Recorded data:
= = = = = = =
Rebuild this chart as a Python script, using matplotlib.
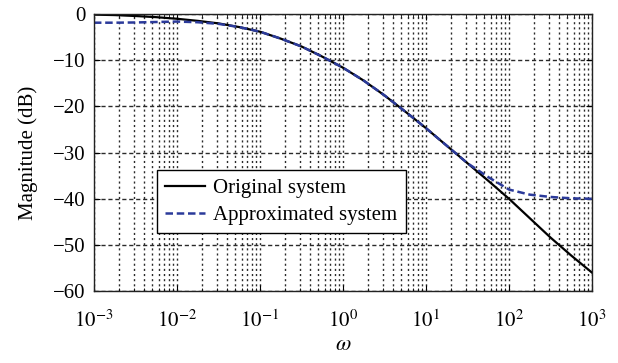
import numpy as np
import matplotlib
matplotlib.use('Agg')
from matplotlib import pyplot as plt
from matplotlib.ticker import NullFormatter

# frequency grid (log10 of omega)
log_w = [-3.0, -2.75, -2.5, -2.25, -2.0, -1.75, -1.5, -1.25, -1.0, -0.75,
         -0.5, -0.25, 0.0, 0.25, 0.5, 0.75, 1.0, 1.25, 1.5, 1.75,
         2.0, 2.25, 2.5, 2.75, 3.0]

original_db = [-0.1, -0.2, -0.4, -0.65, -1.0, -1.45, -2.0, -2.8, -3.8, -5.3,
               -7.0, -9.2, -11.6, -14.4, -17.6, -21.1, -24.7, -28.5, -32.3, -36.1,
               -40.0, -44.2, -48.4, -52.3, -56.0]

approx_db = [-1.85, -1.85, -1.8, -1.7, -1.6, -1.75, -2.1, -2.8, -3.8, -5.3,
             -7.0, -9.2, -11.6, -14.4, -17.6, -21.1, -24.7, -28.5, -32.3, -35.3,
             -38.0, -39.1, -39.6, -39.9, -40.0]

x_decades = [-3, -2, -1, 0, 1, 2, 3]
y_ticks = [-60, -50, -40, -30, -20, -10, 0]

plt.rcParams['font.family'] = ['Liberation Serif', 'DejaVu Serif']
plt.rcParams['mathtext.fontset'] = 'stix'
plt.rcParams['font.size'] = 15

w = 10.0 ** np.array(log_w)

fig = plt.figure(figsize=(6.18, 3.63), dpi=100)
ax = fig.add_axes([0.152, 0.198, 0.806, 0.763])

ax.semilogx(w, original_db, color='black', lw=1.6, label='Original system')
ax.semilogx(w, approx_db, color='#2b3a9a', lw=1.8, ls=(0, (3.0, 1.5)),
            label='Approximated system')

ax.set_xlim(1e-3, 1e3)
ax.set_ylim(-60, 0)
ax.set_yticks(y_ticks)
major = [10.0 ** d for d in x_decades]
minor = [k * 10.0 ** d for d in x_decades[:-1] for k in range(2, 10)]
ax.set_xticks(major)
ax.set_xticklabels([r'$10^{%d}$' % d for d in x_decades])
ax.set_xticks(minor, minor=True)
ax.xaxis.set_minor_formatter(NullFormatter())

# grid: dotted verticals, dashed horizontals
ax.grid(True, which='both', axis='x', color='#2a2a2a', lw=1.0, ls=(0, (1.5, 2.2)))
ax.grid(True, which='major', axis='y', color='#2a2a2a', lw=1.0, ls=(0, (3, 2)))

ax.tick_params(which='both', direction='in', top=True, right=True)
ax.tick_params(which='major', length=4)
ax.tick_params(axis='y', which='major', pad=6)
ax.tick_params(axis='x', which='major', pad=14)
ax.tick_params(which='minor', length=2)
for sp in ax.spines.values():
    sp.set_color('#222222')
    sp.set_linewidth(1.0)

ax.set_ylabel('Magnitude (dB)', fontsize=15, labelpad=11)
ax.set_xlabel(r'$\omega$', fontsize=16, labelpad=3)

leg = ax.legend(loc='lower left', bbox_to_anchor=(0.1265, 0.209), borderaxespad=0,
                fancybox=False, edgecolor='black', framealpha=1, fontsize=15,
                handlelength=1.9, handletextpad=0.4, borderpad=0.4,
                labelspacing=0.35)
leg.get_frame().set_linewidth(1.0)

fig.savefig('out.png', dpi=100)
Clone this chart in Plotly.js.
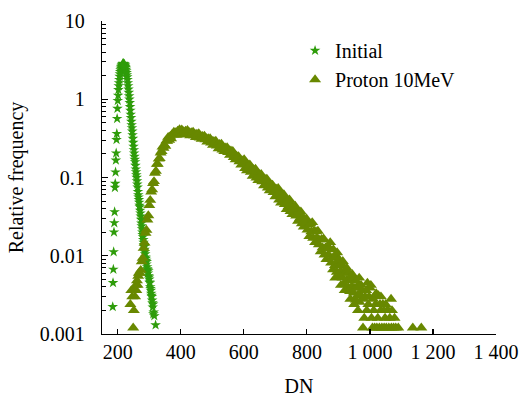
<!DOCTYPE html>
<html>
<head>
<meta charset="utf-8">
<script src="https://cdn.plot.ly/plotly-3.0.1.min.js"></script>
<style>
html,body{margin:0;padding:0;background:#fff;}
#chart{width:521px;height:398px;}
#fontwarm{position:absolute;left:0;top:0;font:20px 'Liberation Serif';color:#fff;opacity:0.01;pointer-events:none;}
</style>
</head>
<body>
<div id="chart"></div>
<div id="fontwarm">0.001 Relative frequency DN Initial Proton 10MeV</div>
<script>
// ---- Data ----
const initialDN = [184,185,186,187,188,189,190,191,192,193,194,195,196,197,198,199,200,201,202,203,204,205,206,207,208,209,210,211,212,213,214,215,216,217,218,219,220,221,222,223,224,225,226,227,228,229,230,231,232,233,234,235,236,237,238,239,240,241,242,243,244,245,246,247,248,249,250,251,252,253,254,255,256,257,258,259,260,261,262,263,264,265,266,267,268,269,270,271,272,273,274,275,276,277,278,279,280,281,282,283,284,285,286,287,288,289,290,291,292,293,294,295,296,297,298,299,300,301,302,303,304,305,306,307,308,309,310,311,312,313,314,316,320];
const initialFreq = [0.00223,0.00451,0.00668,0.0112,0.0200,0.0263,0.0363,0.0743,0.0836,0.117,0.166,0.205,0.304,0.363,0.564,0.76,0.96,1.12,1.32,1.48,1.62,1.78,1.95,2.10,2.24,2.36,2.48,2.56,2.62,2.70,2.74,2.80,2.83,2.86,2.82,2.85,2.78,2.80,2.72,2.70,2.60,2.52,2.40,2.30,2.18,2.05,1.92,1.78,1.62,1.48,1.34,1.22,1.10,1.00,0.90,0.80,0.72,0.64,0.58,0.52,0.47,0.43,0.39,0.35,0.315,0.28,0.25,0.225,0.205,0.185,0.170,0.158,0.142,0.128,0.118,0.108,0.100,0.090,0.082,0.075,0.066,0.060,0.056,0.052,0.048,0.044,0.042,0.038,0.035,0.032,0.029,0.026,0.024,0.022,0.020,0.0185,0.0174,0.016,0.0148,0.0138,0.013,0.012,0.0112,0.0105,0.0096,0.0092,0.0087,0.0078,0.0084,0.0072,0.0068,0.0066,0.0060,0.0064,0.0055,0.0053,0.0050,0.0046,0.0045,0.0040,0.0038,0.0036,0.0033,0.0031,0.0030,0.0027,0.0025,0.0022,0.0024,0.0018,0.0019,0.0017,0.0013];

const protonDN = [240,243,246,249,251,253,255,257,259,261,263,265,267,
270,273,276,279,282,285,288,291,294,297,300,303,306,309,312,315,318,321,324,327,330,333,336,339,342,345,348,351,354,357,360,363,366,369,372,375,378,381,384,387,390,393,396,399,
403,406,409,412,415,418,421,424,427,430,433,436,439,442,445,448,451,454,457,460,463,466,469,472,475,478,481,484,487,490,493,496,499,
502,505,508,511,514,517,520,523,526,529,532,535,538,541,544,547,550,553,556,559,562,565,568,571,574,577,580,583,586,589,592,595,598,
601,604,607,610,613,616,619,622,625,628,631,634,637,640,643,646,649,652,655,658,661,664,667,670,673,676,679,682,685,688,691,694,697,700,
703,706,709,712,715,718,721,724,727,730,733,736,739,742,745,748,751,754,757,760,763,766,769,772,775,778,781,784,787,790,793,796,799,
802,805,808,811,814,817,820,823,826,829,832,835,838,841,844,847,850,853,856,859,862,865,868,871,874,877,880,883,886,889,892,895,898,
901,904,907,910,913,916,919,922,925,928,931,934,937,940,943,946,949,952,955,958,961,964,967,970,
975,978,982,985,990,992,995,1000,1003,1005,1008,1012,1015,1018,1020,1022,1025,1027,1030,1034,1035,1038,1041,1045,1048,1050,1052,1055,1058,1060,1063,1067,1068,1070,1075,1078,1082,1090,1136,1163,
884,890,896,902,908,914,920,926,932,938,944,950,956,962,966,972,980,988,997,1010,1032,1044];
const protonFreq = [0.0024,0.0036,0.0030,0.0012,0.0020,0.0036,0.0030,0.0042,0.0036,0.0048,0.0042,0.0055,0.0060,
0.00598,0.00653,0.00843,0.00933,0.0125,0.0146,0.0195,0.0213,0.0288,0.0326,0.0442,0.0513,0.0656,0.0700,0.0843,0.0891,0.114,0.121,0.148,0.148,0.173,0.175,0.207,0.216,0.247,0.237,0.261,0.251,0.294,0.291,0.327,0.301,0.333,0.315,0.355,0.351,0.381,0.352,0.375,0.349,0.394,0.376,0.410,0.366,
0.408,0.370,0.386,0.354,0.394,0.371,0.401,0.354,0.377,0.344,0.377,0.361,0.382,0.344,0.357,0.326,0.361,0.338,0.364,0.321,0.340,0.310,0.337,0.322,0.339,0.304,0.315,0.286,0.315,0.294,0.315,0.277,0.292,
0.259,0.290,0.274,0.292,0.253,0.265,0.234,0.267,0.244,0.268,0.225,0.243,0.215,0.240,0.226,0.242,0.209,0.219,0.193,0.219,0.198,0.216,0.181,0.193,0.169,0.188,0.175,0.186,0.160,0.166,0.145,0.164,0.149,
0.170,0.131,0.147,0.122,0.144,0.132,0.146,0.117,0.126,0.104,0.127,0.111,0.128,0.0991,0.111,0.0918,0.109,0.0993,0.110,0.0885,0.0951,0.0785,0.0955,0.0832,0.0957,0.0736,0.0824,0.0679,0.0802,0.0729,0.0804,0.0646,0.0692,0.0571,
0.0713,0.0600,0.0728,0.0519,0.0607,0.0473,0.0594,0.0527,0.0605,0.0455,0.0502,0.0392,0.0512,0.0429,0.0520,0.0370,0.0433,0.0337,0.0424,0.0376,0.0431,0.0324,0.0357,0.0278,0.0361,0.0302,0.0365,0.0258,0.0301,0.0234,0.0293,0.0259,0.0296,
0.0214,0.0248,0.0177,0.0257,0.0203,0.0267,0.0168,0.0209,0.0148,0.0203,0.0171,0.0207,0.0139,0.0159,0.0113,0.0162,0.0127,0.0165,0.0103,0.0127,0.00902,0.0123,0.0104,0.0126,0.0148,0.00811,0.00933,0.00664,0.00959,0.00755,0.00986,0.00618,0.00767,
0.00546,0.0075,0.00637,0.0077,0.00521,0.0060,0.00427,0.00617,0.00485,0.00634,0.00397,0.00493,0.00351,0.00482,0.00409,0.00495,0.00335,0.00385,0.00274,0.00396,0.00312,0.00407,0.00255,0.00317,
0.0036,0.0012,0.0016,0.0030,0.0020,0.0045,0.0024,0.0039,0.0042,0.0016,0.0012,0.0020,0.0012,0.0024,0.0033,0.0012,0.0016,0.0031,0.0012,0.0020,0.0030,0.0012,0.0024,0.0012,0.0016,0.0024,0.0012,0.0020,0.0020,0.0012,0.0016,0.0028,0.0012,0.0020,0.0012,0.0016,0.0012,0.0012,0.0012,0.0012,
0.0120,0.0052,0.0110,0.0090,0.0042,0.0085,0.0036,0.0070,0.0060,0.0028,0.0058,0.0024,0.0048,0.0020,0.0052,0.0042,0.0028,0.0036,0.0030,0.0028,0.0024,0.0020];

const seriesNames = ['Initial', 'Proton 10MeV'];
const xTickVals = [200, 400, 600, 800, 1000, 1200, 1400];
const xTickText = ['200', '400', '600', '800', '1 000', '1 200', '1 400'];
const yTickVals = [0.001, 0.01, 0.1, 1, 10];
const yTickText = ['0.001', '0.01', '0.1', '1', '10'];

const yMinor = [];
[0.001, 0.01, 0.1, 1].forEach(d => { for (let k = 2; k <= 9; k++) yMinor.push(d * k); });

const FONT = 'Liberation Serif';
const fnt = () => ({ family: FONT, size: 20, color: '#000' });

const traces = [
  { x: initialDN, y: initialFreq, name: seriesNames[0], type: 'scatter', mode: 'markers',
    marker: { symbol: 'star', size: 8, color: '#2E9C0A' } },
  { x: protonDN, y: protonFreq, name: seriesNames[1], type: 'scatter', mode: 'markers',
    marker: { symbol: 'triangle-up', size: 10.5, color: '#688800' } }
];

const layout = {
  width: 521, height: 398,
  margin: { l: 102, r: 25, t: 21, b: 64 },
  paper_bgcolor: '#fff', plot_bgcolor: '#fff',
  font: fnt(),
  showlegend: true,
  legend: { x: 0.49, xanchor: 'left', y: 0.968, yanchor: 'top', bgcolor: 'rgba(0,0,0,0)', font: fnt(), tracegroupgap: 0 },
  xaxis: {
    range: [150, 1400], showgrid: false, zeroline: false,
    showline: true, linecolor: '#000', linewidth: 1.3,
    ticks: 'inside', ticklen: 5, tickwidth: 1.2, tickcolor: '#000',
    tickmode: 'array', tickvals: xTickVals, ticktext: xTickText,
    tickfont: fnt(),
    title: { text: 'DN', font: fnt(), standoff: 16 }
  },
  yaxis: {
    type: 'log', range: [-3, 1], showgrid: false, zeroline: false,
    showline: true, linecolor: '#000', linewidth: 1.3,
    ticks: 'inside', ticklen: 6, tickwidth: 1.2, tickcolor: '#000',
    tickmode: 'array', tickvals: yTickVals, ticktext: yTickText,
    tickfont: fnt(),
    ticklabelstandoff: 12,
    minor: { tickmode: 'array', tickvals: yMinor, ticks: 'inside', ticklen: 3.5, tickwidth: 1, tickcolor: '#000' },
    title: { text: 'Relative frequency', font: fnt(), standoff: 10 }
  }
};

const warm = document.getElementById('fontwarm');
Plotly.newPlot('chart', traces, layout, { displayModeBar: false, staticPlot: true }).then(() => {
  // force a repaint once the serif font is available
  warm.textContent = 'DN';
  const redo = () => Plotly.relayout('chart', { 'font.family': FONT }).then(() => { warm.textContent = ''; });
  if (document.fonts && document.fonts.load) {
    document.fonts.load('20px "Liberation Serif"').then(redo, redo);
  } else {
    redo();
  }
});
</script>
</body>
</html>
= = = = = = =
WHAT TO PRODUCE: Word for word, give again the lines from the first entry to the line with "-38.0, -39.1, -39.6, -39.9, -40.0]", inclusive. Exclude the pictures.

COMPLETE RESPONSE:
Rebuild this chart as a Python script, using matplotlib.
import numpy as np
import matplotlib
matplotlib.use('Agg')
from matplotlib import pyplot as plt
from matplotlib.ticker import NullFormatter

# frequency grid (log10 of omega)
log_w = [-3.0, -2.75, -2.5, -2.25, -2.0, -1.75, -1.5, -1.25, -1.0, -0.75,
         -0.5, -0.25, 0.0, 0.25, 0.5, 0.75, 1.0, 1.25, 1.5, 1.75,
         2.0, 2.25, 2.5, 2.75, 3.0]

original_db = [-0.1, -0.2, -0.4, -0.65, -1.0, -1.45, -2.0, -2.8, -3.8, -5.3,
               -7.0, -9.2, -11.6, -14.4, -17.6, -21.1, -24.7, -28.5, -32.3, -36.1,
               -40.0, -44.2, -48.4, -52.3, -56.0]

approx_db = [-1.85, -1.85, -1.8, -1.7, -1.6, -1.75, -2.1, -2.8, -3.8, -5.3,
             -7.0, -9.2, -11.6, -14.4, -17.6, -21.1, -24.7, -28.5, -32.3, -35.3,
             -38.0, -39.1, -39.6, -39.9, -40.0]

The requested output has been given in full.